Judge McGuire had been a prosecutor in the Attorney General's office and chief of the Criminal Bureau before she was nominated for a seat on the trial court in 1989 by then Gov. Judd Gregg. She was the third woman to be appointed to the Superior Court bench.
In a letter to Gov. Lynch, McGuire, 61, said she felt "extremely fortunate" to have served as a judge for two decades.
"I have loved the intellectual challenge of being a general jurisdiction trial judge and the energy generated by busy dockets and jury trials, " Judge McGuire wrote. " At the same time, I have striven to appreciate the responsibility that comes with making daily decisions that impact the lives of those who appear before me," she said.
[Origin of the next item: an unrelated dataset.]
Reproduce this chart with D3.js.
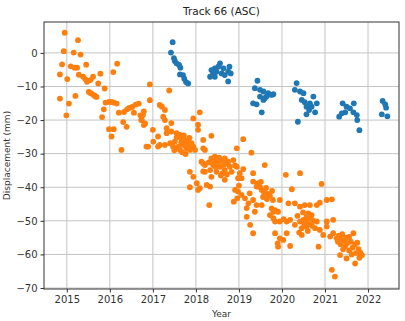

Judge McGuire is currently the presiding justice at Belknap Superior Court in Laconia and also served as presiding justice at Merrimack Superior Court in Concord. Before her assignment in Belknap County, Judge McGuire was assigned to the Hillsborough North Superior Court in Manchester.
"She is highly intelligent, thoughtful and diligent and has been a real asset to the Superior Court. We wish her every success and happiness in all her future endeavors" Chief Justice Robert J. Lynn of the Superior Court said of Judge McGuire.
McGuire's retirement will reduce the number of Superior Court judges from 22 to 21, including four new members nominated by Gov. Lynch and confirmed by the executive council last fall.
"Gov. Lynch has been very attentive to the judicial needs of the Superior Court and I am hopeful that he will fill the vacancy created by Judge McGuire's retirement as soon as possible," Lynn said. By executive order, a Judicial Selection Commission interviews applicants for judgeships and then sends recommendations to the governor for consideration.